Bringing Them Home – How Every Citizen Can Help America’s Military Families

The suicide rate among veterans has reached a 27-year high, just one of the alarming facts about the effects of multiple deployments and unique stresses of combat conditions on Iraq and Afghanistan soldiers. According to a report issued by the Department of Defense in January 2009, substance abuse, marital problems and divorce are increasing among the returning service members, due to inadequate mental health screening or available treatment and a long-standing stigma attached to seeking help for psychological/emotional wounds. To make things worse, the housing crisis has hit military families right where they, quite literally, live. “In early 2008, foreclosure rates in military towns were increasing at four times the national average,” according to a report issued by the Center for American Progress.
Military families face a daunting readjustment when soldiers come home, and social forces that are stressful for the rest of us are even more intense and destabilizing for them. While it is true that veterans are promised a range of benefits for themselves and their families – that 1% of the American population that sacrifices so much for the other 99% – the whole of society can do more to support the Veterans Administration charged with making good on those promises . “I think if every doctor’s waiting room had vets sitting in them, society would begin to understand what happens in war,” states Larry Winters, Licensed Mental Health Counselor at Four Winds Hospital in Katonah New York recently named to run their new Veteran Services Program, who is also a Vietnam combat veteran and author of The Making and Unmaking of a Marine (). “Instead we put our vets in their own hospitals and treat them separate from the rest of society.”
A helicopter gunner during his service in Vietnam, Winters states that found that working with a civilian therapist to deal with his post-traumatic stress was important on many levels. “He represented society Effective Financial Management to me; much of the PTSD wound not healing has to do with society’s reaction to the returning soldier. Society holds the forgiveness, the compassion, understanding, and honor needed by the soldier to heal.”
For those of us who never served in the military, any contribution we make to assist soldiers and their families is extremely meaningful to them, from the practical help we might offer through our professional expertise to the psychological healing effects of personal gestures made through neighborhood and community life. Public recognition and gratitude at ballgames and church services and concerts, anywhere people are gathered for a good time, and in specific, perhaps small choices, woven into our daily lives, can make large differences:
We can give discounts at our place of business to military Business Loan Cons families who have returned to civilian life;
The Veterans Administration promises no-down-payment mortgage financing to veterans, so realtors, bankers and home-sellers can voluntarily learn about the newly-streamlined VA housing loan process and its requirements and use their expertise to help veterans utilize this benefit. Even with the updated system that now speeds up loan-processing and reduces some other bureaucratic obstacles, our willingness to go that extra mile for a military family in this or any other line of work is an enormous contribution.
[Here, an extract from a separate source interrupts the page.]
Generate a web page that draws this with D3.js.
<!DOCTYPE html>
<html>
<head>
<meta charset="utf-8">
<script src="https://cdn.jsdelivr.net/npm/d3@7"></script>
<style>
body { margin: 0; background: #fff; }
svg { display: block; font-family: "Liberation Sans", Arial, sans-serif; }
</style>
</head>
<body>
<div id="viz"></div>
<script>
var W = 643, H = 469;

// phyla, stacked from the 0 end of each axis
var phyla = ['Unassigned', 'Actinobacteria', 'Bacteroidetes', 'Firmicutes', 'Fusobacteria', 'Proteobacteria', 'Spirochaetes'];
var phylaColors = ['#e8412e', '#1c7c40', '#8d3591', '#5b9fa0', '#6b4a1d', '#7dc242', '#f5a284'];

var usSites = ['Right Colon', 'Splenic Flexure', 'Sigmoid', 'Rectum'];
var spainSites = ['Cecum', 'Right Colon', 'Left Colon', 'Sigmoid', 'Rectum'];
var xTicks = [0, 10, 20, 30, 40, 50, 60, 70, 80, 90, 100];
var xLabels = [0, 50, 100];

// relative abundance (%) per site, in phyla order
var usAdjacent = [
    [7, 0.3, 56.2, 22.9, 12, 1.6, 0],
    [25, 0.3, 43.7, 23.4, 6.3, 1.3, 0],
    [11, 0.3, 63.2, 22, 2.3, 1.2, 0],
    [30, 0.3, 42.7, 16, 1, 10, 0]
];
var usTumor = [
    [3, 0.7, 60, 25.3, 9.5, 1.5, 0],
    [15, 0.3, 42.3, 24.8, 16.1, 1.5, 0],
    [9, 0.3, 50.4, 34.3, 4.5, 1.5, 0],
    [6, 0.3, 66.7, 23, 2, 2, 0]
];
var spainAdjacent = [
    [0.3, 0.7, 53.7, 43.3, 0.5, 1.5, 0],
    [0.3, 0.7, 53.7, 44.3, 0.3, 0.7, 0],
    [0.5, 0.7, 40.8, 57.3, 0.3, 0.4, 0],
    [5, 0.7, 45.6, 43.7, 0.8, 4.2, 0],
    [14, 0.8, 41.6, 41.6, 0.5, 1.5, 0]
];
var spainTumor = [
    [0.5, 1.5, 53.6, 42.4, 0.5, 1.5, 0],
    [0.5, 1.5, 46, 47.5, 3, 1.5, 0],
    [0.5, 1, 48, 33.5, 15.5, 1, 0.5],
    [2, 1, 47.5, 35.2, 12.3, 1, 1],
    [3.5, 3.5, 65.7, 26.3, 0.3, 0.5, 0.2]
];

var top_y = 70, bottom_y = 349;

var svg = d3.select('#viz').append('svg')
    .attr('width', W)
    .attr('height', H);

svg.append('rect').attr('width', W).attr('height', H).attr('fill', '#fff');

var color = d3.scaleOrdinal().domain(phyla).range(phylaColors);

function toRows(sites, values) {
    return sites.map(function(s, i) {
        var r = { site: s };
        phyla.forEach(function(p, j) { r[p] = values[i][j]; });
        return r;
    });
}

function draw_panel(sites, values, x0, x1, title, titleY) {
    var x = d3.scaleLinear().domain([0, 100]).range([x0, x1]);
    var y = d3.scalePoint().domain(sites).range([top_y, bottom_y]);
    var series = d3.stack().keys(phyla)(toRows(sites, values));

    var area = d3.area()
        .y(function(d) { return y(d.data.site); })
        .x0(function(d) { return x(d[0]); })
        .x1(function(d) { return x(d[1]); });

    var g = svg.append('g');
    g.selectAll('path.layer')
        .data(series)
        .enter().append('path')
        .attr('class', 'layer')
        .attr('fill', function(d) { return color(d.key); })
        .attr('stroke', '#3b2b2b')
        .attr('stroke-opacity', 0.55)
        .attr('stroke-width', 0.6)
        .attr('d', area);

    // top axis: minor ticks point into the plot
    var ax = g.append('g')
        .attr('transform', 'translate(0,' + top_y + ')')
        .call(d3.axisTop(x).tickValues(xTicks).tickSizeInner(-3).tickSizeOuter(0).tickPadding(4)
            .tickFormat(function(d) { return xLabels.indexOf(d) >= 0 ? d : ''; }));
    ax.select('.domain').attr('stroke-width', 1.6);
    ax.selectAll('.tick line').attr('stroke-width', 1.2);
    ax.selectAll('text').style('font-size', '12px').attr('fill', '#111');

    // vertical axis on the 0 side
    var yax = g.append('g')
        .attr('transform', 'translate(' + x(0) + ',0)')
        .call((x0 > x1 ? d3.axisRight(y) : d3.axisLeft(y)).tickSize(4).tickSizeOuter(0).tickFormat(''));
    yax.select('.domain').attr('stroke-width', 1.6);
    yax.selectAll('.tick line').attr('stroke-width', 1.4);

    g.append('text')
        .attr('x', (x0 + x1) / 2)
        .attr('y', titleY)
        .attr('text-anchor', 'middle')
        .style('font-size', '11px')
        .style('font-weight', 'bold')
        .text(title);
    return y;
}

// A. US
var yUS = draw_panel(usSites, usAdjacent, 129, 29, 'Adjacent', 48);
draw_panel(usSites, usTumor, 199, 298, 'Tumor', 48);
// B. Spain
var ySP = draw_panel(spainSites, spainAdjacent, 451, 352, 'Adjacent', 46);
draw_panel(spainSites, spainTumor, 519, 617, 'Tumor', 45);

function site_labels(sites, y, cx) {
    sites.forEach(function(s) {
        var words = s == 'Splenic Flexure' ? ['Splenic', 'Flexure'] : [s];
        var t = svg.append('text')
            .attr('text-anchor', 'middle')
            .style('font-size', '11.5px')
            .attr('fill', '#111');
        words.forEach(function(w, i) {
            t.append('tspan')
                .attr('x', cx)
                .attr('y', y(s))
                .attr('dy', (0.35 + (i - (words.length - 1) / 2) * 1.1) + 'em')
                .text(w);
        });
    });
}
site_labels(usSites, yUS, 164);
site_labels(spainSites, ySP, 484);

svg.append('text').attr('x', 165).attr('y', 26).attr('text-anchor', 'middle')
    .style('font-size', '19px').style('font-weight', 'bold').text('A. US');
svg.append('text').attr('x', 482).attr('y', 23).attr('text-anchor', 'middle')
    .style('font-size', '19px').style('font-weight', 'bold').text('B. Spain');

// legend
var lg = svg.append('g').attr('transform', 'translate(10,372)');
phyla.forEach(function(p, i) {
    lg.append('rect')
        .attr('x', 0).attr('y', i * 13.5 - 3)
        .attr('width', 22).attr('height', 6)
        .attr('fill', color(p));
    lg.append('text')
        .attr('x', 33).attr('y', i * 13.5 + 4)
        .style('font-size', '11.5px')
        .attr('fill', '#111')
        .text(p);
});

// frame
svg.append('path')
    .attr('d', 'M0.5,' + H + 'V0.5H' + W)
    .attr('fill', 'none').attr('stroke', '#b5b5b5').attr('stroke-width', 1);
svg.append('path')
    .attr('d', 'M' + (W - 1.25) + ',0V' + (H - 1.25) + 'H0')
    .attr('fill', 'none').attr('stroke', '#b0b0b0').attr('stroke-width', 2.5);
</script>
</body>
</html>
Professional coaches and job recruiters could reach out to returning soldiers to donate their expertise through groups that teach networking and other employement-related skills. A January 2009 study issued by the Iraq/Afghanistan Veterans Association found that 57% of veterans were “unsure how to professionally network,” 72% “feel unprepared to negotiate salary and and benefits,” and 76% were “unable to effectively translate military skills” to potential employers.
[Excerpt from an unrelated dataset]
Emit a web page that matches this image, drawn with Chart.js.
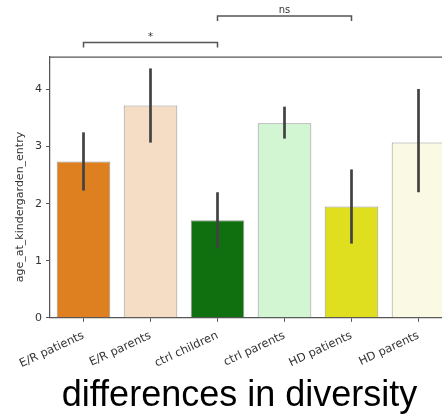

Attorneys and other professionals can reduce their fees and assist returning troops hit directly by the housing crisis, and offer to help veterans navigate the intricacies of home-buying through the Veterans Administration.
The mental health community has a unique opportunity here to demonstrate support for the military and their families. Whether in private practice or outpatient clinic or counseling center, therapists who provide services to veterans and their families at reduced rates are giving an incalculable service not only to people who can benefit from quality professional treatment, but to society as a whole.
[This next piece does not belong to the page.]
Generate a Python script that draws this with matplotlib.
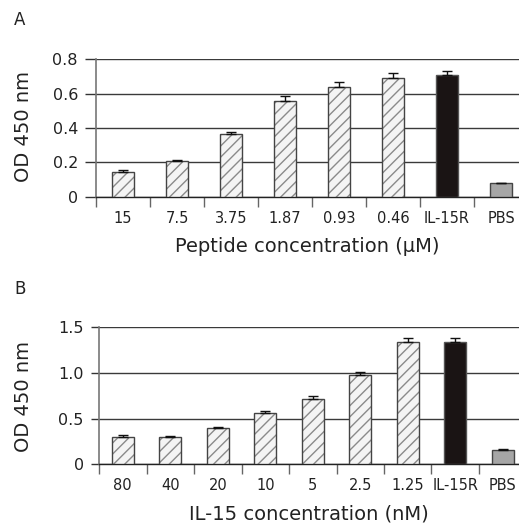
import matplotlib
matplotlib.use("Agg")
import matplotlib.pyplot as plt
import numpy as np

plt.rcParams['font.family'] = ['DejaVu Sans']

# Panel A data
a_labels = ["15", "7.5", "3.75", "1.87", "0.93", "0.46", "IL-15R", "PBS"]
a_values = [0.145, 0.205, 0.367, 0.558, 0.640, 0.692, 0.708, 0.078]
a_errors = [0.009, 0.008, 0.011, 0.027, 0.026, 0.026, 0.022, 0.003]
a_yticks = [0, 0.2, 0.4, 0.6, 0.8]
a_yticklabels = ["0", "0.2", "0.4", "0.6", "0.8"]

# Panel B data
b_labels = ["80", "40", "20", "10", "5", "2.5", "1.25", "IL-15R", "PBS"]
b_values = [0.296, 0.296, 0.398, 0.557, 0.712, 0.980, 1.336, 1.340, 0.155]
b_errors = [0.021, 0.009, 0.013, 0.032, 0.036, 0.035, 0.050, 0.048, 0.010]
b_yticks = [0, 0.5, 1.0, 1.5]
b_yticklabels = ["0", "0.5", "1.0", "1.5"]

W, H = 519, 527
fig = plt.figure(figsize=(W / 100, H / 100), dpi=100)


def fx(px):
    return px / W


def fy(py):
    return 1 - py / H


def draw_panel(ax, labels, values, errors, yticks, yticklabels, ymax,
               cat_px, width, xlabel, ytick_len, ytick_pad):
    n = len(labels)
    x = np.arange(n)
    kinds = ['hatch'] * (n - 2) + ['black', 'gray']
    for xi, v, k in zip(x, values, kinds):
        if k == 'hatch':
            ax.bar(xi, v, width=width, color='#f4f4f4', edgecolor='#8a8a8a',
                   hatch='///', linewidth=0, zorder=3)
            ax.bar(xi, v, width=width, fill=False, edgecolor='#444444',
                   linewidth=1.0, zorder=4)
        elif k == 'black':
            ax.bar(xi, v, width=width, color='#1a1414', edgecolor='#555555',
                   linewidth=1.0, zorder=3)
        else:
            ax.bar(xi, v, width=width, color='#a6a6a6', edgecolor='#444444',
                   linewidth=1.0, zorder=3)
    ax.errorbar(x, values, yerr=[np.zeros(n), errors], fmt='none',
                ecolor='#111111', elinewidth=1.0, capsize=3.3, capthick=1.0,
                zorder=5)
    ax.set_ylim(0, ymax)
    ax.set_yticks(yticks)
    ax.set_yticklabels(yticklabels, fontsize=11.5, color='#222222')
    ax.set_xticks(x)
    ax.set_xticklabels(labels, fontsize=10.5, color='#222222')
    ax.set_xticks(np.arange(n) - 0.5, minor=True)
    ax.tick_params(axis='x', which='major', length=0, pad=10)
    ax.tick_params(axis='x', which='minor', length=7, width=1.0,
                   color='#666666', direction='out')
    ax.tick_params(axis='y', length=ytick_len, width=1.0, color='#333333',
                   pad=ytick_pad)
    ax_w_px = ax.get_position().width * W
    ax.set_xlim(-0.5, -0.5 + ax_w_px / cat_px)
    for s in ['top', 'right']:
        ax.spines[s].set_visible(False)
    ax.spines['left'].set_color('#777777')
    ax.spines['left'].set_linewidth(1.2)
    ax.spines['bottom'].set_color('#222222')
    ax.spines['bottom'].set_linewidth(1.0)
    ax.yaxis.grid(True, color='#3a3a3a', linewidth=1.0, zorder=0)
    ax.set_axisbelow(True)
    ax.set_xlabel(xlabel, fontsize=14, color='#222222', labelpad=8)


# Panel A axes
axA = fig.add_axes([fx(96), fy(196.7), 1 - fx(96), fy(59.3) - fy(196.7)])
draw_panel(axA, a_labels, a_values, a_errors, a_yticks, a_yticklabels, 0.8,
           54.0, 0.42, "Peptide concentration (\u03bcM)", 8, 5)

# Panel B axes
axB = fig.add_axes([fx(99), fy(464.3), 1 - fx(99), fy(327.3) - fy(464.3)])
draw_panel(axB, b_labels, b_values, b_errors, b_yticks, b_yticklabels, 1.5,
           47.5, 0.47, "IL-15 concentration (nM)", 6, 5)

fig.text(fx(14), fy(20), "A", fontsize=12, color='#222222', va='center', ha='left')
fig.text(fx(14), fy(289), "B", fontsize=12, color='#222222', va='center', ha='left')
fig.text(fx(24), fy(127), "OD 450 nm", fontsize=14, color='#222222',
         rotation=90, va='center', ha='center')
fig.text(fx(24), fy(397), "OD 450 nm", fontsize=14, color='#222222',
         rotation=90, va='center', ha='center')

fig.savefig("out.png", dpi=100, facecolor='white')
Mental health and medical professionals can also help through education, using whatever channels we can tap into as professionals, to reduce the stigma that currently surrounds the need for psychological treatment in general and enlighten people about the far-reaching effects of post-traumatic stress in a person’s family, work and inner life. We can partner with organizations that assist military families and use our resources to shore up their efforts.
If we can tap into a creative, holistic view of our lives, we could see that our own immediate concerns connect to a much bigger picture. What we do to help veterans and their families stabilize in their return to civilian life is a gesture of gratitude for their service but also a contribution to our common future. Society benefits when those wounded in our name find healing, recognition, and ample options for realizing their own potential. The opportunities to give are right in front of us, every day, in ways that bring our soldiers home in every sense of the word.